I take over from the nurse and speak to the staff at the ICU, explaining the situation.

“There was some brief cardiac activity, but the patient keeps coding,” I say. “Do you have any ideas? Anything else we can try?”

“You’re doing all the right things,” I’m told. When the attending sees my face and glances at the monitors, he knows. We all know. We can’t save him.

“I’m going to speak to the parents,” the attending says. “They’ll need to be here.”

The frantic, shell-shocked parents enter the room while we continue our medical care.

“We’ll stop when you’re ready,” the attending says softly to the parents, showing them the numbers on the cardiac monitor, and I know that he’s told them the truth.

Finally, the devastated father looks at us and whispers hoarsely: “Okay, you can stop now.”

We stop, and I step into the hallway, feeling curiously frozen.

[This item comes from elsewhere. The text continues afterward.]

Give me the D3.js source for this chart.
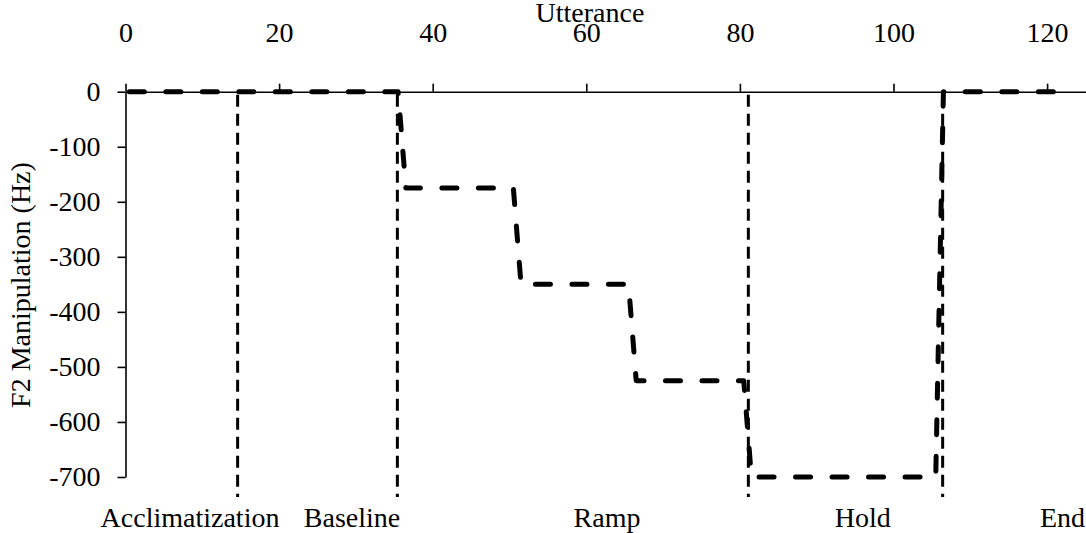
<!DOCTYPE html>
<html>
<head>
<meta charset="utf-8">
<script src="https://cdn.jsdelivr.net/npm/d3@7"></script>
<style>
  html, body { margin: 0; padding: 0; background: #fff; }
  svg { display: block; }
  text { font-family: "Liberation Serif", "Times New Roman", serif; fill: #000; }
</style>
</head>
<body>
<svg id="chart" width="1086" height="533"></svg>
<script>
// Axis ticks
const xTicks = [0, 20, 40, 60, 80, 100, 120];
const yTicks = [0, -100, -200, -300, -400, -500, -600, -700];

// F2 perturbation applied on each utterance (Hz), utterances 1..123
const f2Shift = [
  // acclimatization + baseline (1-36)
  0, 0, 0, 0, 0, 0, 0, 0, 0, 0, 0, 0, 0, 0, 0, 0, 0, 0,
  0, 0, 0, 0, 0, 0, 0, 0, 0, 0, 0, 0, 0, 0, 0, 0, 0, 0,
  // ramp step 1 (37-51)
  -175, -175, -175, -175, -175, -175, -175, -175, -175, -175, -175, -175, -175, -175, -175,
  // ramp step 2 (52-66)
  -350, -350, -350, -350, -350, -350, -350, -350, -350, -350, -350, -350, -350, -350, -350,
  // ramp step 3 (67-81)
  -525, -525, -525, -525, -525, -525, -525, -525, -525, -525, -525, -525, -525, -525, -525,
  // hold (82-106)
  -700, -700, -700, -700, -700, -700, -700, -700, -700, -700, -700, -700, -700,
  -700, -700, -700, -700, -700, -700, -700, -700, -700, -700, -700, -700,
  // end (107-123)
  0, 0, 0, 0, 0, 0, 0, 0, 0, 0, 0, 0, 0, 0, 0, 0, 0
];

// Phase boundaries (utterance units) and phase names with label anchors
const phaseBounds = [14.6, 35.4, 81.1, 106.4];
const phaseNames = ["Acclimatization", "Baseline", "Ramp", "Hold", "End"];
const phaseLabelAt = [8.4, 29.5, 62.7, 96.0, 122.0];

const svg = d3.select("#chart");
const plotLeft = 125.5, plotRight = 1085.5, plotTop = 91.7, plotBottom = 477;

const x = d3.scaleLinear().domain([0, 125]).range([plotLeft, plotRight]);
const y = d3.scaleLinear().domain([0, -700]).range([plotTop, plotBottom]);

const FS = 28;

// Phase boundary lines
svg.append("g")
  .selectAll("line")
  .data(phaseBounds)
  .join("line")
  .attr("x1", d => x(d)).attr("x2", d => x(d))
  .attr("y1", y(0) + 3).attr("y2", 497)
  .attr("stroke", "#000")
  .attr("stroke-width", 3)
  .attr("stroke-dasharray", "12,7");

// Perturbation schedule; each utterance sits at the centre of its slot
const pts = f2Shift.map((v, i) => ({ u: i + 1, v }));
const line = d3.line().x(d => x(d.u - 0.5)).y(d => y(d.v));
svg.append("path")
  .datum(pts)
  .attr("d", line)
  .attr("fill", "none")
  .attr("stroke", "#000")
  .attr("stroke-width", 5)
  .attr("stroke-linecap", "round")
  .attr("stroke-linejoin", "round")
  .attr("stroke-dasharray", "15,21.5");

// Top x axis
const xAxis = svg.append("g")
  .attr("transform", `translate(0,${plotTop})`)
  .call(d3.axisTop(x).tickValues(xTicks).tickSize(8).tickSizeOuter(0).tickPadding(42)
    .tickFormat(d => String(d)));
xAxis.select(".domain").attr("stroke-width", 1.6);
xAxis.selectAll(".tick line").attr("stroke-width", 1.6);
xAxis.selectAll(".tick text").attr("font-size", FS).attr("font-family", "Liberation Serif");

// Left y axis
const yAxis = svg.append("g")
  .attr("transform", `translate(${plotLeft},0)`)
  .call(d3.axisLeft(y).tickValues(yTicks).tickSize(8).tickSizeOuter(0).tickPadding(17)
    .tickFormat(d => String(d)));
yAxis.select(".domain").attr("stroke-width", 1.6);
yAxis.selectAll(".tick line").attr("stroke-width", 1.6);
yAxis.selectAll(".tick text").attr("font-size", FS).attr("font-family", "Liberation Serif");

// Axis titles
svg.append("text")
  .attr("x", 590).attr("y", 22)
  .attr("text-anchor", "middle")
  .attr("font-size", FS)
  .text("Utterance");

svg.append("text")
  .attr("transform", `translate(30,285) rotate(-90)`)
  .attr("text-anchor", "middle")
  .attr("font-size", FS)
  .text("F2 Manipulation (Hz)");

// Phase names under the plot
svg.append("g")
  .selectAll("text")
  .data(phaseNames)
  .join("text")
  .attr("x", (d, i) => x(phaseLabelAt[i]))
  .attr("y", 527)
  .attr("text-anchor", "middle")
  .attr("font-size", FS)
  .text(d => d);
</script>
</body>
</html>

The other resident, the anesthesiologist, three nurses, and two EMTs crowd nearby. We’re all immobile, just looking at each other, panting from the frantic efforts of the last few minutes, and trying not to listen to the sounds coming from the room we’ve just vacated.

The attending emerges from the room and sees us standing in the hallway.

“Let’s find an empty space and have a debriefing,” he says, and starts searching.

We follow, dazed, until he flings open a door at the end of the corridor. Everyone squeezes into the unoccupied room, sitting on any available surface, as the attending looks at each of us. He doesn’t say it, but we know we need this. A debriefing is usually called by someone in charge after a particularly traumatic episode in the ER. We ensure we made the best decisions, give suggestions for what we could have done better — and also share our thoughts and feelings, to process what we’ve been though.

There’s no real break between patients in the ER, and a particularly tough experience can be distracting. To fully focus on the next patient, sometimes we need to take these moments.

“Does anyone have any thoughts to share?” the attending asks. “I think we did everything we could for that little boy, but I want to hear what you have to say.”

“We really tried,” one of the nurses adds as a tear lands on her scrubs.

“I have three kids,” the other resident tells us, his voice shaking. “It was hard to see that….”

We sit and talk for a little longer, and some of the ice inside begins to melt.

“All right, everyone,” the attending finally says, standing up. “It’s time to get back to work.”

I walk outside, ready for my next case. If there’s one thing I’ve learned here, it’s that a heart can break an infinite number of times, and still be perfectly whole. The pain is there, but the living always comes first.


The characters in this series are composites; all the stories are true.